# Code that draws figures:
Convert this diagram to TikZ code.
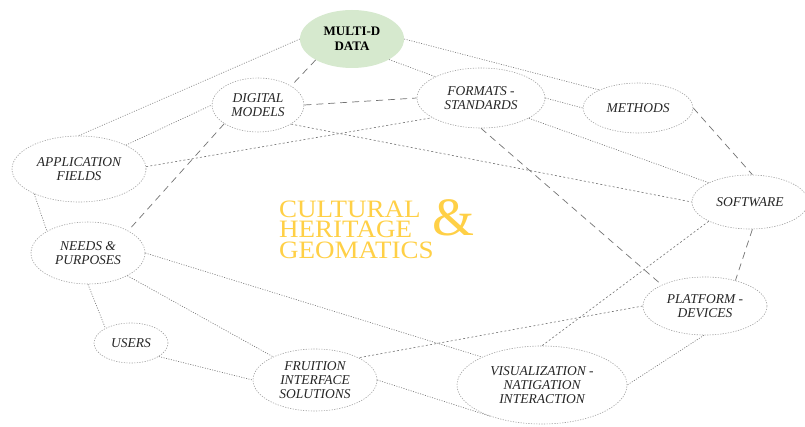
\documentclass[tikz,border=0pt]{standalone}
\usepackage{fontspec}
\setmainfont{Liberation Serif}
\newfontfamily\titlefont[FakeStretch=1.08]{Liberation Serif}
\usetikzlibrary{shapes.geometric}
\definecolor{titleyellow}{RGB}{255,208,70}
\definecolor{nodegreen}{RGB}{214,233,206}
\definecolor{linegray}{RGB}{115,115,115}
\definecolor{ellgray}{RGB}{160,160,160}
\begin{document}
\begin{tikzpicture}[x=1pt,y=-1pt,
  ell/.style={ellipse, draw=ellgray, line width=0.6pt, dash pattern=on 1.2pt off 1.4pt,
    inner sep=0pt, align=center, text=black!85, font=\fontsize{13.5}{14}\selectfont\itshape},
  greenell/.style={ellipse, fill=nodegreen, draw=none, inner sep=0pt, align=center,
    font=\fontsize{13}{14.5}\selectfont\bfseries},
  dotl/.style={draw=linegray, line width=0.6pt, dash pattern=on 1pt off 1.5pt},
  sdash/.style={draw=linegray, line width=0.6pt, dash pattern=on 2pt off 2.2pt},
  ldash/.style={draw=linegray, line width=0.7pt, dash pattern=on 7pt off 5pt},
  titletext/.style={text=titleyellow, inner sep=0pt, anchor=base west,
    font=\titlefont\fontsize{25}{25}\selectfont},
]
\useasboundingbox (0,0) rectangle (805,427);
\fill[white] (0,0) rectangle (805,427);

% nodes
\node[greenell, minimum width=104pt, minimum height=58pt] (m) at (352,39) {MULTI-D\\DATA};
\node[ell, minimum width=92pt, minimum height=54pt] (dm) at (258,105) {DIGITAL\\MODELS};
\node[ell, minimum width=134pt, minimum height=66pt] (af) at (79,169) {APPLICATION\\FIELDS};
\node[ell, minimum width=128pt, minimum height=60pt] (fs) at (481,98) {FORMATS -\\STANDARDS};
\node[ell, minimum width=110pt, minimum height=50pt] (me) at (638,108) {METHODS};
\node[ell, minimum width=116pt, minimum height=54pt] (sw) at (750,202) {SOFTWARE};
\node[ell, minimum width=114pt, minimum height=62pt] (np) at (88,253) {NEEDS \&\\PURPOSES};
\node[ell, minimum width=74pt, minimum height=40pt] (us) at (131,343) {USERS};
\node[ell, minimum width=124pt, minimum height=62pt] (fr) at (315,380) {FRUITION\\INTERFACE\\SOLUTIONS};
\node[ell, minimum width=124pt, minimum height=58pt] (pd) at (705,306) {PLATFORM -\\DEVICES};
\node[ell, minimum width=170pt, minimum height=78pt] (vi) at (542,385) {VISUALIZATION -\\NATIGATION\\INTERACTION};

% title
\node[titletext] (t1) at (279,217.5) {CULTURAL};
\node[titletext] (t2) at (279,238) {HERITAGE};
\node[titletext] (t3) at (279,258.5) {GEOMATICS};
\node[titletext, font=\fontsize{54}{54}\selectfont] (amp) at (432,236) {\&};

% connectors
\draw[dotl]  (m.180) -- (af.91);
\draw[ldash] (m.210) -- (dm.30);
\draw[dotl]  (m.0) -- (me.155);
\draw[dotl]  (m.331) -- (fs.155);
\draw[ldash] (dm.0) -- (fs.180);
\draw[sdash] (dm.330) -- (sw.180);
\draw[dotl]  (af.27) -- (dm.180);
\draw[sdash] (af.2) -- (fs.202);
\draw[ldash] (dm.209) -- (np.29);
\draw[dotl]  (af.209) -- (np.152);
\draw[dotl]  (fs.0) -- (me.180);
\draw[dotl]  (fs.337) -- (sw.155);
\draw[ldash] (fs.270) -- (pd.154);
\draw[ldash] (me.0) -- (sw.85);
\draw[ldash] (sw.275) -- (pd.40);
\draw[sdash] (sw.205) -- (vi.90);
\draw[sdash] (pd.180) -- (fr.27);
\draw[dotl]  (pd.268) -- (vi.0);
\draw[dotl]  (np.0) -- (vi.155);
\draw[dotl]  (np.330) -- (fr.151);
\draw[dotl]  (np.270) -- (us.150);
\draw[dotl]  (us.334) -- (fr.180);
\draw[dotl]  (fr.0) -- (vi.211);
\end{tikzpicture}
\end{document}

--

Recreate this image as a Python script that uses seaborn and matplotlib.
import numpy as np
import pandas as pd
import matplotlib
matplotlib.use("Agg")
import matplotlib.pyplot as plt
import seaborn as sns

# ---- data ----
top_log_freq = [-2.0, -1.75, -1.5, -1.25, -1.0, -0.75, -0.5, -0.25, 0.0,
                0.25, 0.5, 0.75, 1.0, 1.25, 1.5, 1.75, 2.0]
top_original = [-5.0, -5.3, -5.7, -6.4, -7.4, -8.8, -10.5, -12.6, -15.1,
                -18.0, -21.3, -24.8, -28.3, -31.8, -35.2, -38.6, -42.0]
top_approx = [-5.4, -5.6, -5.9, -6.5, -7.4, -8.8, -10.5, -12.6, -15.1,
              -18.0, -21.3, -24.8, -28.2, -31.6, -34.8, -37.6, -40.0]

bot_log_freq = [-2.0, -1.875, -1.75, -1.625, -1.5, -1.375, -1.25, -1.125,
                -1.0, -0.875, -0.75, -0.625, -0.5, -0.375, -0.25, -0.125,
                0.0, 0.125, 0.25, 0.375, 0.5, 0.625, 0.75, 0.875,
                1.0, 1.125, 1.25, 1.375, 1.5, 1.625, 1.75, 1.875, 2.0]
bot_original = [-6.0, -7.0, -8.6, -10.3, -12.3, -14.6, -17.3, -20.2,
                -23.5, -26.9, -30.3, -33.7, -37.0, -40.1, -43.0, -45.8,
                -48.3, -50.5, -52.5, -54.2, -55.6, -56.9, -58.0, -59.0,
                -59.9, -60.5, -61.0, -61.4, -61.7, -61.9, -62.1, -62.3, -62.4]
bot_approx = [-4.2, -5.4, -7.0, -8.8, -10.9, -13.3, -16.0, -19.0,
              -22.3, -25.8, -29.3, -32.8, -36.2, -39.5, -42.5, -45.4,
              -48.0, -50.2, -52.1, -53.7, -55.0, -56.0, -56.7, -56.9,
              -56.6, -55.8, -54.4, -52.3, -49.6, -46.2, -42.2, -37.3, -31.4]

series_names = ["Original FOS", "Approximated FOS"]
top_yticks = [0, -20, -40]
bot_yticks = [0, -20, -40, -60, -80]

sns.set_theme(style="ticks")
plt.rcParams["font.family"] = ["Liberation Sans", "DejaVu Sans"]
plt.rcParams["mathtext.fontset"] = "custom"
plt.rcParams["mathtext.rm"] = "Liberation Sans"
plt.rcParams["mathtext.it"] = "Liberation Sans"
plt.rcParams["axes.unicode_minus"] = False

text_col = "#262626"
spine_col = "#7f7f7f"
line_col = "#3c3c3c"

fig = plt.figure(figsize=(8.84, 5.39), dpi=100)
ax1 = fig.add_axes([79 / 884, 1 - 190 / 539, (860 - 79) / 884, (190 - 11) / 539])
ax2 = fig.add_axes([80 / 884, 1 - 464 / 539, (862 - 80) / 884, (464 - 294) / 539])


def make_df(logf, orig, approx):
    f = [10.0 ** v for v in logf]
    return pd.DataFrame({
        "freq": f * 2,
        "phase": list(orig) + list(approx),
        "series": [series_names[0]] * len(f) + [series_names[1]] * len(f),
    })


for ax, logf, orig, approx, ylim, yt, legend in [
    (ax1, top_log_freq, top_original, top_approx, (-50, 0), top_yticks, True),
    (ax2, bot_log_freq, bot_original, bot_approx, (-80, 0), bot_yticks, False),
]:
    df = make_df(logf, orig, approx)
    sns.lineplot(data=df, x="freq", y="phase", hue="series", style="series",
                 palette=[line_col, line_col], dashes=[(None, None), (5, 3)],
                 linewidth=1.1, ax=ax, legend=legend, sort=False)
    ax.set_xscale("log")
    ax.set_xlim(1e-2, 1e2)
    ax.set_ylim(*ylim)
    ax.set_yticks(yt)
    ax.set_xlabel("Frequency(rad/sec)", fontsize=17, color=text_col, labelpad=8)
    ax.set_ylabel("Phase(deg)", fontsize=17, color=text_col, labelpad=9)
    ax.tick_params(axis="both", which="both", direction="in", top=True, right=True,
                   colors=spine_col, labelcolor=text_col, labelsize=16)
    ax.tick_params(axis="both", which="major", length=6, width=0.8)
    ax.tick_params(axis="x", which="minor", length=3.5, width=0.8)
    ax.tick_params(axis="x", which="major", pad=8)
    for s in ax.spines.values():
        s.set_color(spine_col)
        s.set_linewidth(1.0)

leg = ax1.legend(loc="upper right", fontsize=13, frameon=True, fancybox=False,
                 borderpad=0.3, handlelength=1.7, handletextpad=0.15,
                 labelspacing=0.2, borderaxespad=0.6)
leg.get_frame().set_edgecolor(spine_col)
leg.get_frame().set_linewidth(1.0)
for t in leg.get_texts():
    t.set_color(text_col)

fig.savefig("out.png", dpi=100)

---

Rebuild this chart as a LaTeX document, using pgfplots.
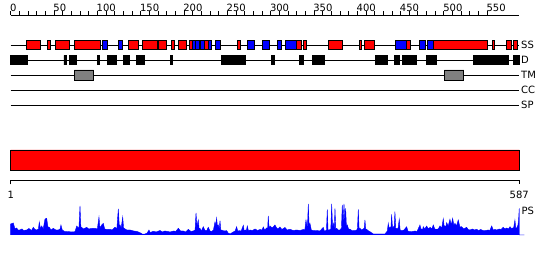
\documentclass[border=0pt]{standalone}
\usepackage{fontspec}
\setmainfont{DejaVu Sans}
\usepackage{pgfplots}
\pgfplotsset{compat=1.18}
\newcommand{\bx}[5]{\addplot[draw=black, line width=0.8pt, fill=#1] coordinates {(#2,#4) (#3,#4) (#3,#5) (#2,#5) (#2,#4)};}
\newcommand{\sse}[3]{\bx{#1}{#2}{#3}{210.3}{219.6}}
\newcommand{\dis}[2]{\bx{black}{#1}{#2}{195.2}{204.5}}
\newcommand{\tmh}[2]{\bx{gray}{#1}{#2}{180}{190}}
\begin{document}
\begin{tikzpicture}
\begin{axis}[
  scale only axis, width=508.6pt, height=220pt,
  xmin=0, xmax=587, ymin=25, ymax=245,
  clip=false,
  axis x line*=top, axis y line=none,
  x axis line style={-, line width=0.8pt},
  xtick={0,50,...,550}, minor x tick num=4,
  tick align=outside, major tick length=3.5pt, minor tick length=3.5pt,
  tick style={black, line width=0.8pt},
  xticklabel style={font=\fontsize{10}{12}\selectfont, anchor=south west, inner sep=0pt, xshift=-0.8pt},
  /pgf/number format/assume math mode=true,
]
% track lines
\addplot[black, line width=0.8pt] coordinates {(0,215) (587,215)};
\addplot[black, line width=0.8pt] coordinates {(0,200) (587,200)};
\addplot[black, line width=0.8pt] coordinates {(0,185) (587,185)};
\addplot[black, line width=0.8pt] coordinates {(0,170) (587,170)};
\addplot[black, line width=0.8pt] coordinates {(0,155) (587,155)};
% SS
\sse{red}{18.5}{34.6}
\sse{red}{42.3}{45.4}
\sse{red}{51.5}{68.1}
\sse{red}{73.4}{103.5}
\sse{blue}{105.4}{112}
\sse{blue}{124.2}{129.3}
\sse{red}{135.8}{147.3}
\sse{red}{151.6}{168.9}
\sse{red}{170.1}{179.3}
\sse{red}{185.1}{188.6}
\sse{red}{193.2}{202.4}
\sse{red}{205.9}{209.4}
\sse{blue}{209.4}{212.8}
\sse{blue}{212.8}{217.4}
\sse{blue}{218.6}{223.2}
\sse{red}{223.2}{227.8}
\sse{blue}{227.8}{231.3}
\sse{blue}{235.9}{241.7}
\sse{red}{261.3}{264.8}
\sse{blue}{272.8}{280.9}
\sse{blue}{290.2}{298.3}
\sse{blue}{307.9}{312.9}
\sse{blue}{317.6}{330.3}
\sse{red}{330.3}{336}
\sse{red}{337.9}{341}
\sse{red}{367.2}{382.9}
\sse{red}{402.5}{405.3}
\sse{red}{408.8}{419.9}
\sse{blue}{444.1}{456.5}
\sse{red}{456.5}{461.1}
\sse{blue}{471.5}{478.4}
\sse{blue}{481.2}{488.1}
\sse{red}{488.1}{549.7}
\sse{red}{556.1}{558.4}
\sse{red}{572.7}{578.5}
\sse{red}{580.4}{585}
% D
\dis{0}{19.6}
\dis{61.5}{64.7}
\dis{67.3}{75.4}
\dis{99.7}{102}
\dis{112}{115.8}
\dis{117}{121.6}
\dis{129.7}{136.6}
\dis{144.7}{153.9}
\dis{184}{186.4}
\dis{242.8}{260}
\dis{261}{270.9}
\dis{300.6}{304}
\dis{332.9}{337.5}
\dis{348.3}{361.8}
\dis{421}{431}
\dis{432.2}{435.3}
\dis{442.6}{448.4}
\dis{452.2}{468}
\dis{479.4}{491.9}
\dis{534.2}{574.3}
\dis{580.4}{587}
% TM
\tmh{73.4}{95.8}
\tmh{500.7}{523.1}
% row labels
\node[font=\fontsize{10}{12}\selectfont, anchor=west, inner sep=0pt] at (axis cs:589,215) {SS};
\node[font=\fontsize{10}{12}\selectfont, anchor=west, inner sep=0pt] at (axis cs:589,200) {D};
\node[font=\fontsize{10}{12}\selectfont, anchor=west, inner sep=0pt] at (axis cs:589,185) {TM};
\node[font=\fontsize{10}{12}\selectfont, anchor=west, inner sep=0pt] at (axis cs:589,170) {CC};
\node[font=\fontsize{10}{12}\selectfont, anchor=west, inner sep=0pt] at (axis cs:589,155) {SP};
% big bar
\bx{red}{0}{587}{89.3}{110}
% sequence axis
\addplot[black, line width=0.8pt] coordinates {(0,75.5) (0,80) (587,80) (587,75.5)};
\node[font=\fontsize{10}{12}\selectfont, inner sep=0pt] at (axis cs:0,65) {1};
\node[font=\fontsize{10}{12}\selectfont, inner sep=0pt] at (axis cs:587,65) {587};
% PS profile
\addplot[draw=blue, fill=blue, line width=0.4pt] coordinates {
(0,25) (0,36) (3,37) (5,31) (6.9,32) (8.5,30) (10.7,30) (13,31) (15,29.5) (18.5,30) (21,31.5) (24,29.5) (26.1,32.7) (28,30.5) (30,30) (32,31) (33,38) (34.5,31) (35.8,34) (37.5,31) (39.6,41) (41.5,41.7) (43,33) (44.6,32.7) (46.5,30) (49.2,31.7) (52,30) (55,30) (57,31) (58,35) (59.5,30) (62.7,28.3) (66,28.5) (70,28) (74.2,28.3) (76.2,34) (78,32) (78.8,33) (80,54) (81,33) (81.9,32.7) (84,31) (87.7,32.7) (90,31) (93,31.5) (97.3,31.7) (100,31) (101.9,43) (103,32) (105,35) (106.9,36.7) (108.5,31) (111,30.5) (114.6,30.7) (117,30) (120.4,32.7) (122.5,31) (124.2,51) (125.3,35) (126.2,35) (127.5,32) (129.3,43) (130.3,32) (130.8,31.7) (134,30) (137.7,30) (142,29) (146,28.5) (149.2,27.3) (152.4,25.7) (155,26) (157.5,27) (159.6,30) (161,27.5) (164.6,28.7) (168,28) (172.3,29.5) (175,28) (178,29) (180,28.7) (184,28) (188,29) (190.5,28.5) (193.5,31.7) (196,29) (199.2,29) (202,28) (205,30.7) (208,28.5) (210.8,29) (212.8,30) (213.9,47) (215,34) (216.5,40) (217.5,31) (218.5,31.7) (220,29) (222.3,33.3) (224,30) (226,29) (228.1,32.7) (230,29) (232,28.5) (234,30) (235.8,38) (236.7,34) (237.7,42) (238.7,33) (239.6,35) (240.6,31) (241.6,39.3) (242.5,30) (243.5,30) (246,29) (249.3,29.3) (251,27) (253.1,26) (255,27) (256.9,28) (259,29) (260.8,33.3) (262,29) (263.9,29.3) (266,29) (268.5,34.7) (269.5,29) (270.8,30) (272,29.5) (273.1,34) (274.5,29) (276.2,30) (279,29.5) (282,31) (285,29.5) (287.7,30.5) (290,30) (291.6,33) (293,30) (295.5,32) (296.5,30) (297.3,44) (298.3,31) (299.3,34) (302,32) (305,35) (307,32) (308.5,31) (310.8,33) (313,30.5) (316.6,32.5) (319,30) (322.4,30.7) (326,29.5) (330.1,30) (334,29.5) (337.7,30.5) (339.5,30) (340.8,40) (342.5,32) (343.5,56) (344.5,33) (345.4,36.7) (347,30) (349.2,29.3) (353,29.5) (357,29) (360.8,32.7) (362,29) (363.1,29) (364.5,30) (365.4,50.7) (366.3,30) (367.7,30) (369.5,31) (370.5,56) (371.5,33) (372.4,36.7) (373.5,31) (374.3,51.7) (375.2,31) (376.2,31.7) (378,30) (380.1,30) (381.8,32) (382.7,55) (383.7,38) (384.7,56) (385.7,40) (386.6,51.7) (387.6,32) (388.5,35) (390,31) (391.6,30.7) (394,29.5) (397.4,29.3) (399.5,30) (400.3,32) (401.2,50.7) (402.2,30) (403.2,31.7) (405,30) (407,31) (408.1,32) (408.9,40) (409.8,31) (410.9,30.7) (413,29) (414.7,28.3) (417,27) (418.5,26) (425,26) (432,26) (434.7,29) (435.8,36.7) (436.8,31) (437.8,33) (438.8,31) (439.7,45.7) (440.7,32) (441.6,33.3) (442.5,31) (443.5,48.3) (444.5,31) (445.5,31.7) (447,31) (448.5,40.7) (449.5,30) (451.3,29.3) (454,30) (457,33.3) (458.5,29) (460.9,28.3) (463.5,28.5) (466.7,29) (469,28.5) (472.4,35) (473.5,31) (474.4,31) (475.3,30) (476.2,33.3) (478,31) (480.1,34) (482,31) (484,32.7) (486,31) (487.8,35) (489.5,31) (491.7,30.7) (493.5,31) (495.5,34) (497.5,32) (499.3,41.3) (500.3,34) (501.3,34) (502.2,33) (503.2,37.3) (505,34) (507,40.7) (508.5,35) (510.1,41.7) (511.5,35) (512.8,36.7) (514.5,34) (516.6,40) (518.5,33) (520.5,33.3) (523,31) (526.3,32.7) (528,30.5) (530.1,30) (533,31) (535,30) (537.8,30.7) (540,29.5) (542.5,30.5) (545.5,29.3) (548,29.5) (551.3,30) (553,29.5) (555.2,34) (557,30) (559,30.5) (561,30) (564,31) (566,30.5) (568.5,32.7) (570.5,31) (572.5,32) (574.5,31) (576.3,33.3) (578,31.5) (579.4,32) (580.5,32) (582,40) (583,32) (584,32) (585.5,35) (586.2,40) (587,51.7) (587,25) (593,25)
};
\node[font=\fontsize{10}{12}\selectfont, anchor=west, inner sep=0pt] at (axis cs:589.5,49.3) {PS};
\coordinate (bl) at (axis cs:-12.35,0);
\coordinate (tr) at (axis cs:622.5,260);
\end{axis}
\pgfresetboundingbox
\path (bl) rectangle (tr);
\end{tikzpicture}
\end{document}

# Task description:
Using the listing above, gather each line that holds the string "this" and copy it.

# Final answer:
Convert this diagram to TikZ code.
Recreate this image as a Python script that uses seaborn and matplotlib.
Rebuild this chart as a LaTeX document, using pgfplots.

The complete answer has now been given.